Monday, April 20, 2009

the siege has lifted!

so the inlaws have come and gone. this was a truly awesome visit, jr had a blast, momma got to spend some rare f2f time with her mom and sis, and me, well i got a chance to drop a nuke on my sis in laws diet...
heh she'll be cursing me for months after this visit....and her trainer... is gonna freaking love me!

however as is normal in visits of this nature, there were a couple of "land mines" left cheerfully behind. i'm really only gonna discuss one of em...

laura? (my sis in law) did you really consider the ramifications of leaving behind FOUR FUCKING POUNDS of easter candy????

basking in the glow of a great visit, mom and i very obviously took leave of our senses and not only took the mountain of candy "auntie la-la, and gramma" left behind, but added some of our own to the pile.

end result..... 8 DAYS LATER, the siege has finally lifted.

the sad sad shattered corpses of marshmallow peeps, and chocolate bunnies have littered the battleground that we call home, for the last week. and the mutant... oh .....my .......gawd.

chocolate GENOCIDE (oh the humanity of it all)

he single handedly decimated whole populations of various chocolatey creatures, and as the week has drawn out, and the sugar levels have risen to dangerously epic proportions, has become steadily more... well... hyper (go figure.. 4 yr old boy + 5 pounds of pure sugar = BAD IDEA)

sad part is .. we both KNEW this was an incredibly BAD IDEA, but as we are shamelessly indulgent parents, went ahead and did it anyway.

this finally reached its climax late last night...
picture the scene, mom on computer, dad on couch, both furtively looking over shoulder to center of living room.
1dog hiding in corner behind couch, 1 hiding in the kitchen, both furtively looking over shoulder to center of living room.

mutant..... is dancing.... leaping up and down and shrilling out a semblance of a song that some vapid cartoon on tv is blasting out..

dad: SON! STOP JUMPING NOW!!!!

mutant: but dad

dad: NOOOW!

mutant: buuuut DAAAAAAADD!

dad: TOOTHBRUSH, AND TOOTHPASTE its time for you to GO TO BED!

mutant: ........oookkkk...... (goes off to brush his teeth)

mutant: (comes back to living room after brushing teeth, plops down on couch and says) "but dad i'm not tired)

dad: (steps outside to have a smoke.... NOT...GONNA....EXPLODE....) whaaathe hell???

i shit you not 2 minute smokebreak... little sucker is on the couch sprawled out.. freaking snoring!!!


holiday frog silently hops on his way.


i swear.. next time the frog comes by...... FROG LEGS for dinner.


peace
-dawg

2 comments:

Shawn (AKA Firespirit) said...

Dawg:

I had a grand total of - 1 bag of candy for the holiday, and it took me and my family a week to polish it off.
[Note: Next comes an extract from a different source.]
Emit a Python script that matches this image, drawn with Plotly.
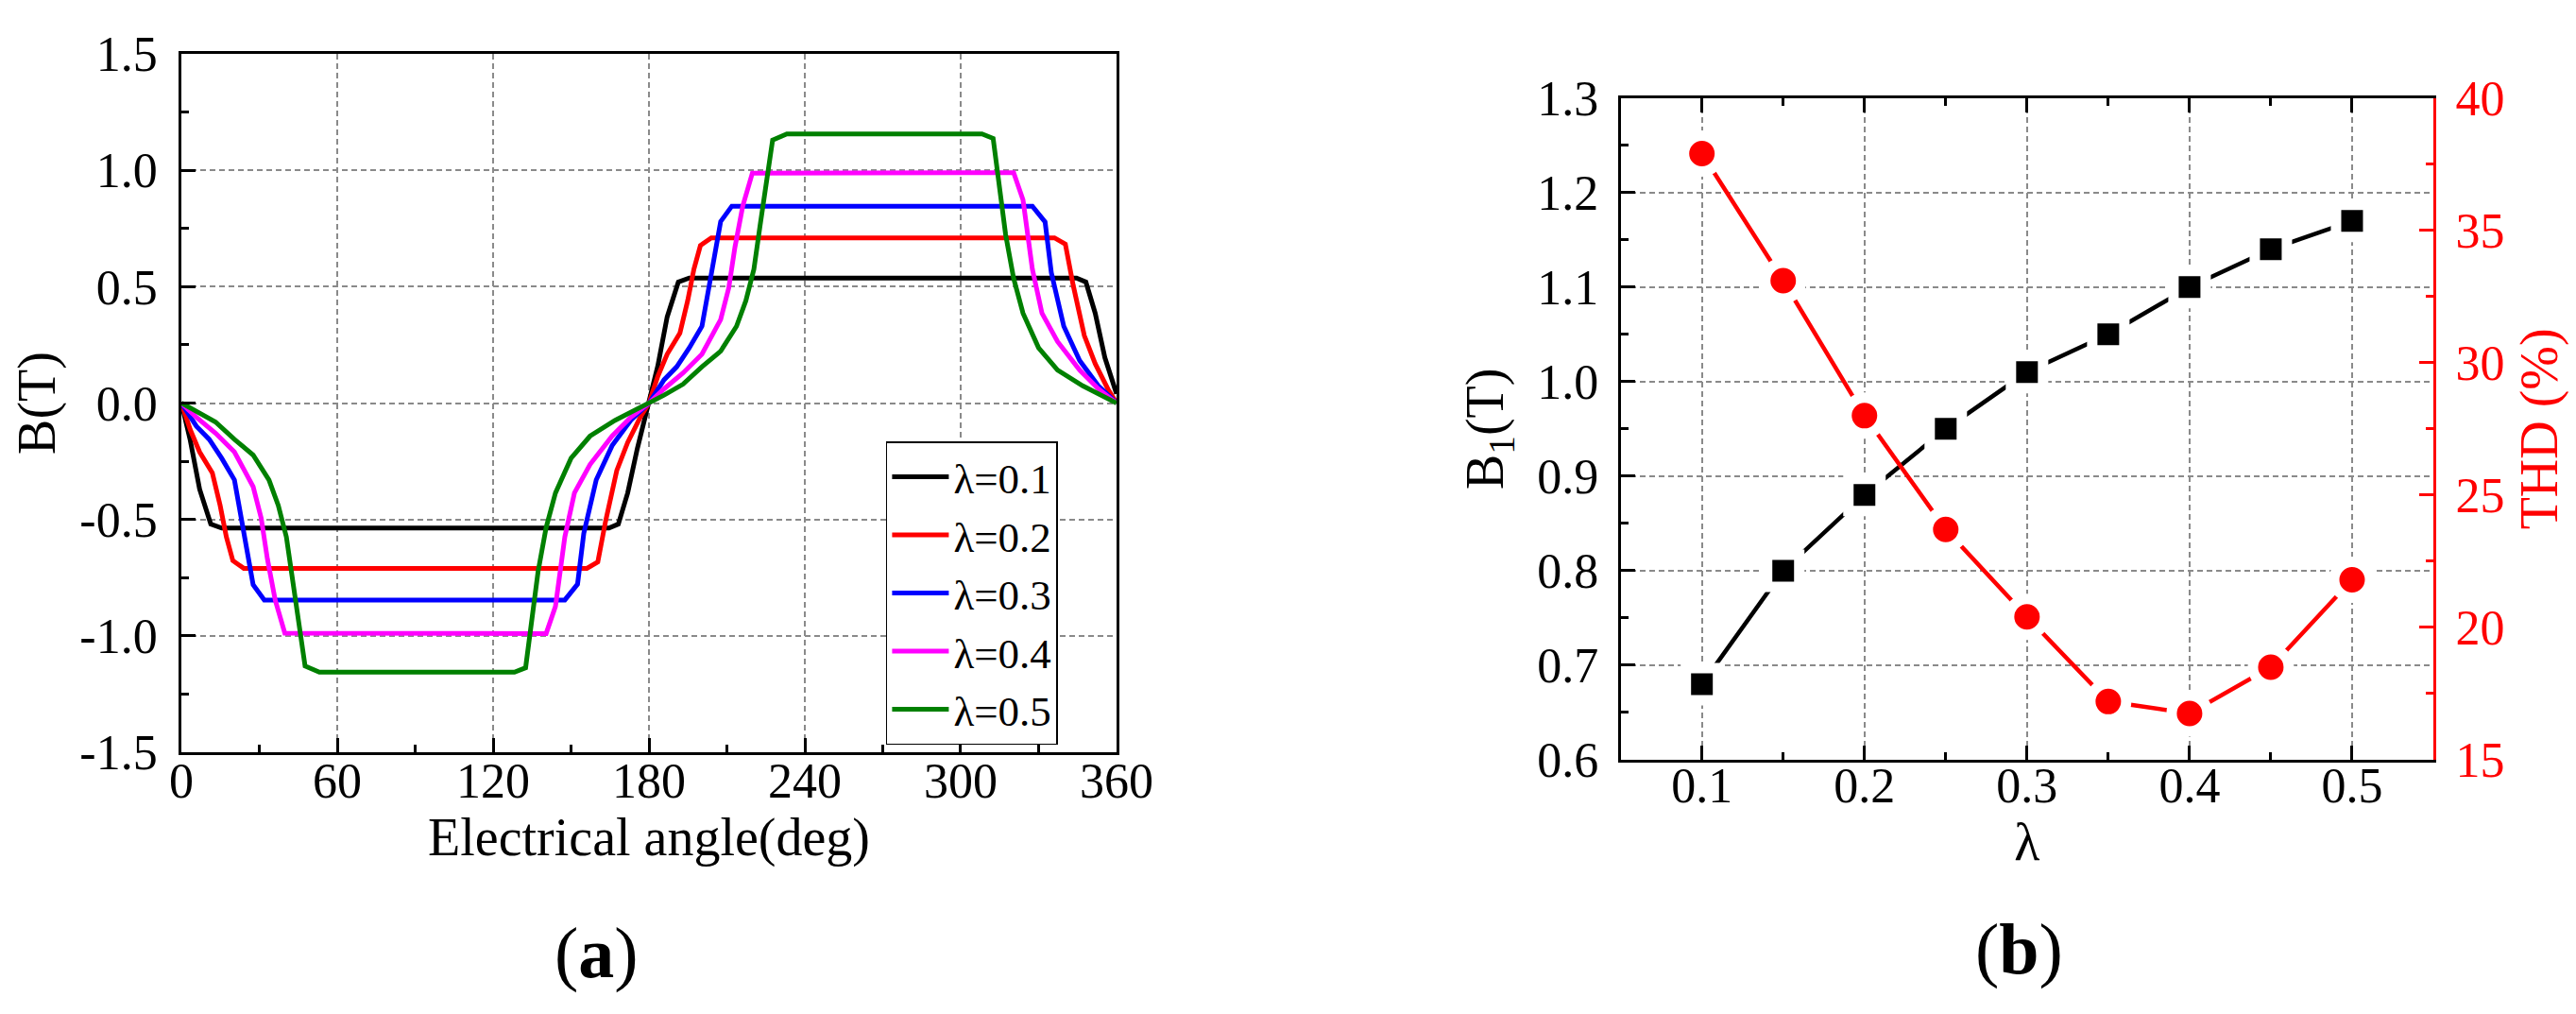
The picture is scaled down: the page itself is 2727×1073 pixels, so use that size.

But, boy howdy, I remember the days when I had a STACK of about 10 pounds of candy from all of my various relatives.

Hopefully you can get him to kick sugar with as little reprecussions as possible :)

In any event, glad to hear you like (or at least can talerate) your in laws. I am a step child, and let me tell you, I cannot stand my step-grandauntunclewhtchamacallits. I usually go hide when they force their way into my life for a few hours of torturenagbitchskank-fest.

Shawn (AKA Firespirit) said...

Ohh - P.S. Keep in contact buddy! Im going to miss you in game tons. shawnbc84@gmail.com

Besides, who else is going to give me awesome freaking recipes?